I saw Spicy Thai-Style Pineapple Wraps demonstrated on Emeril Live, highlighting a cookbook by Food Network Kitchens, Get Grilling. This recipe looks perfect for summer grilling and the spice easy to adjust based on preference. Although it was presented as an appetizer for a grilling menu, I plan to serve it tonight as a main course by adding grilled shrimp, creating 3-4 servings. I hope you join me in this delicious adventure!
In the next week or so:
1. Make the recipe (posted below)
2. Leave a comment describing your experience, opinion, adjustments, or suggestions. ♥ If you do focus on altering it to economize, choose healthier ingredients or techniques, make it gluten-free/allergy sensitive, embellish for entertaining, or incorporate into batch/once-a-month cooking, please mention that too.

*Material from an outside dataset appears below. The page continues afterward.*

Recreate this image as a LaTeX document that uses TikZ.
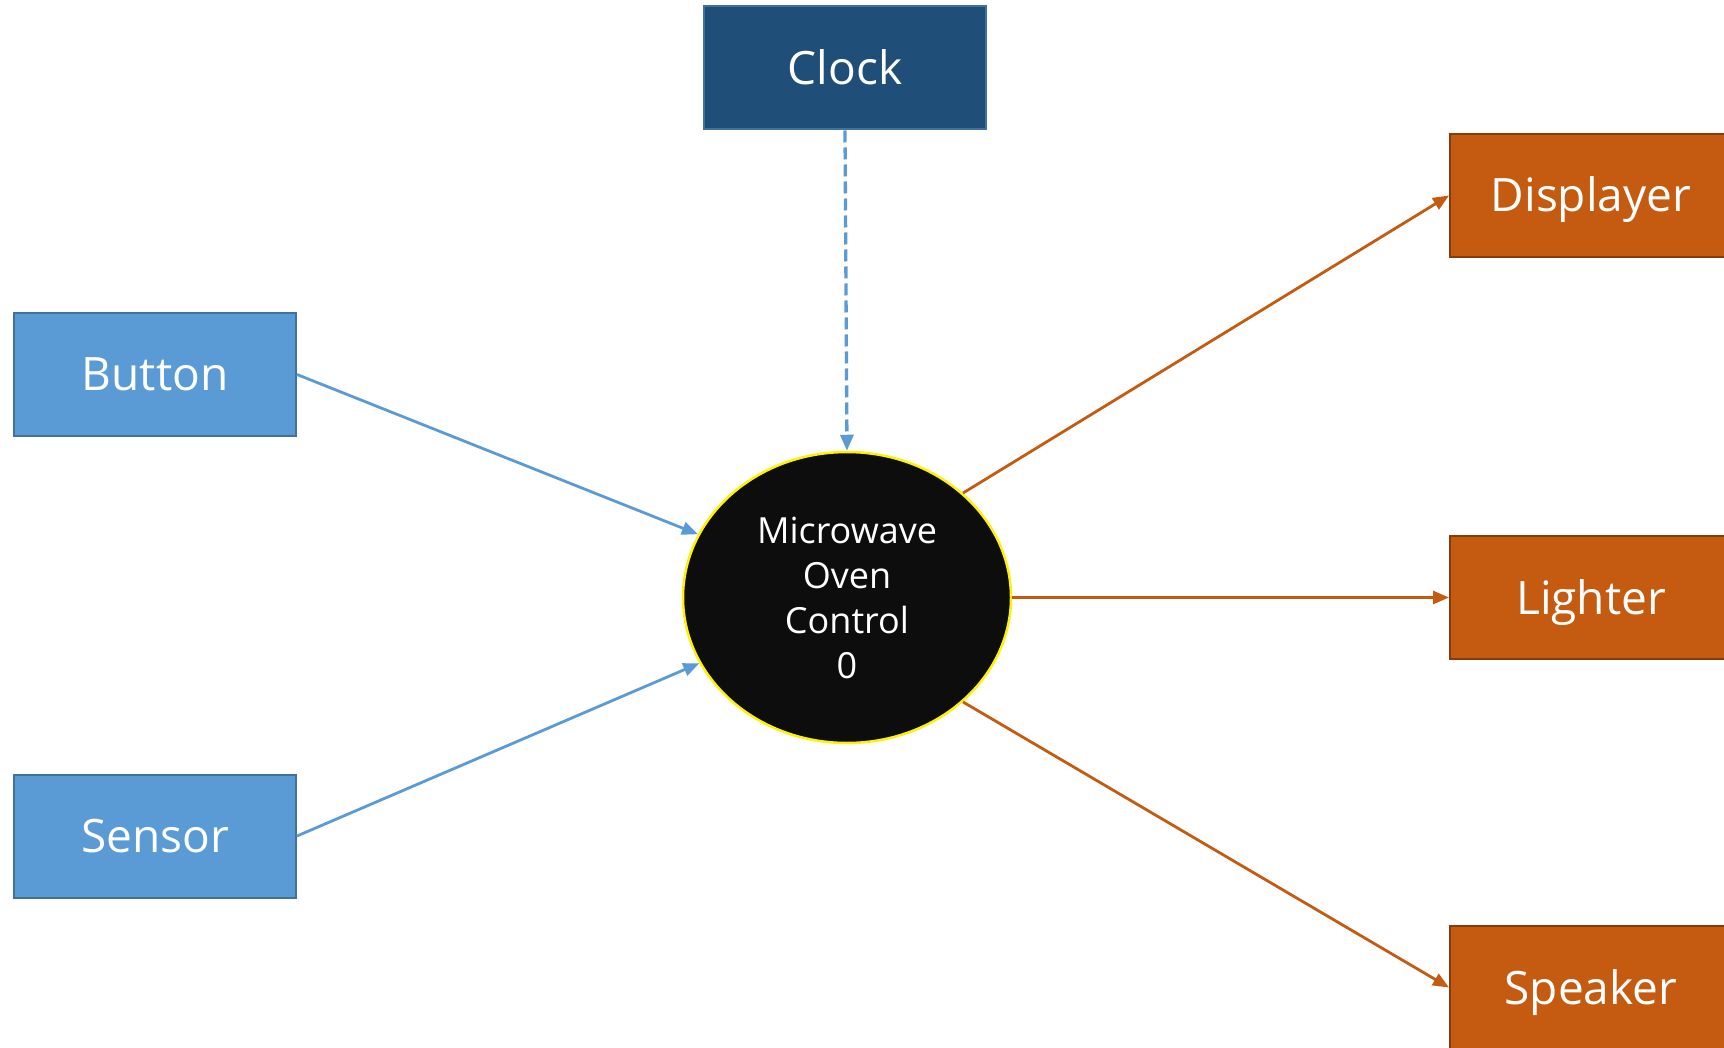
\documentclass[tikz,border=0pt]{standalone}
\usepackage{fontspec}
\setmainfont{Open Sans}
\usetikzlibrary{shapes.geometric,arrows.meta}
\definecolor{clockfill}{HTML}{1F4E79}
\definecolor{clockdraw}{HTML}{41719C}
\definecolor{bluefill}{HTML}{5B9BD5}
\definecolor{bluedraw}{HTML}{41719C}
\definecolor{orangefill}{HTML}{C55A11}
\definecolor{orangedraw}{HTML}{843C0C}
\definecolor{ctrlfill}{HTML}{0D0D0D}
\definecolor{lineblue}{HTML}{5B9BD5}
\definecolor{lineorange}{HTML}{C55A11}
\tikzset{
  boxnode/.style={rectangle, minimum width=282pt, minimum height=123pt, line width=2pt, text=white, font=\fontsize{46}{50}\selectfont, inner sep=0pt, text height=33pt, text depth=0pt},
  clockbox/.style={boxnode, fill=clockfill, draw=clockdraw},
  inbox/.style={boxnode, fill=bluefill, draw=bluedraw},
  outbox/.style={boxnode, fill=orangefill, draw=orangedraw},
  ctrlnode/.style={ellipse, minimum width=328pt, minimum height=291pt, inner sep=0pt, fill=ctrlfill, draw=yellow, line width=2.5pt, text=white, align=center, font=\fontsize{36}{45}\selectfont},
  inarrow/.style={draw=lineblue, line width=2.8pt, -{Triangle[length=16pt,width=13pt]}},
  outarrow/.style={draw=lineorange, line width=2.8pt, -{Triangle[length=16pt,width=13pt]}}
}
\begin{document}
\begin{tikzpicture}[x=1pt,y=-1pt]
\useasboundingbox (0,0) rectangle (1724,1048);
\node[clockbox] (clock) at (845,68) {Clock};
\node[inbox] (button) at (155,374.5) {Button};
\node[inbox] (sensor) at (155,836) {Sensor};
\node[outbox] (disp) at (1591,195.5) {Displayer};
\node[outbox] (light) at (1591,597.5) {Lighter};
\node[outbox] (speak) at (1591,987.5) {Speaker};
\node[ctrlnode] (ctrl) at (847,597.5) {Microwave\\Oven\\Control\\0};
\draw[inarrow, dash pattern=on 12pt off 5pt, line width=3.3pt] (clock.south) -- (ctrl.north);
\draw[inarrow] (button.east) -- (ctrl.157);
\draw[inarrow] (sensor.east) -- (ctrl.204);
\draw[outarrow] (ctrl.42) -- (disp.west);
\draw[outarrow] (ctrl.east) -- (light.west);
\draw[outarrow] (ctrl.-42) -- (speak.west);
\end{tikzpicture}
\end{document}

3. Subscribe to comments so you can see what others have done.
4. If you are especially proud of your creation, snap a photo and send it to me at firstname.lastname@example.org so it can be included in this post or include a link to your site with your comment.
Spicy Thai-Style Pineapple WrapsFood Network Kitchens Get Grilling, Meredith Books, 2005
Serves: 12 as an appetizer
Half a medium fresh pineapple — peeled, cored, and cut into bite-size chunks (about 3 cups)
Juice of 2 limes — (about 1/4 cup)
2 teaspoons sugar
2 teaspoons chile paste — such as sambal oelek
2 teaspoons fish sauce
2 cups roasted peanuts or cashews — roughly chopped
2/3 cups roughly chopped fresh cilantro — (leaves and stems)
12 Bibb lettuce leaves — (about 1 head)
Whisk the lime juice, sugar, chile paste, and fish sauce in a bowl until the sugar dissolves. Add the peanuts and cilantro and stir until evenly dressed with the sauce.
When ready to serve, arrange the lettuce leaves on a large platter. Put about 1/4 cup of pineapple in each leaf and season with salt to taste. Top the pineapple with the nut mixture. Serve, letting your guests wrap (or fold) each lettuce leaf to enclose the filling.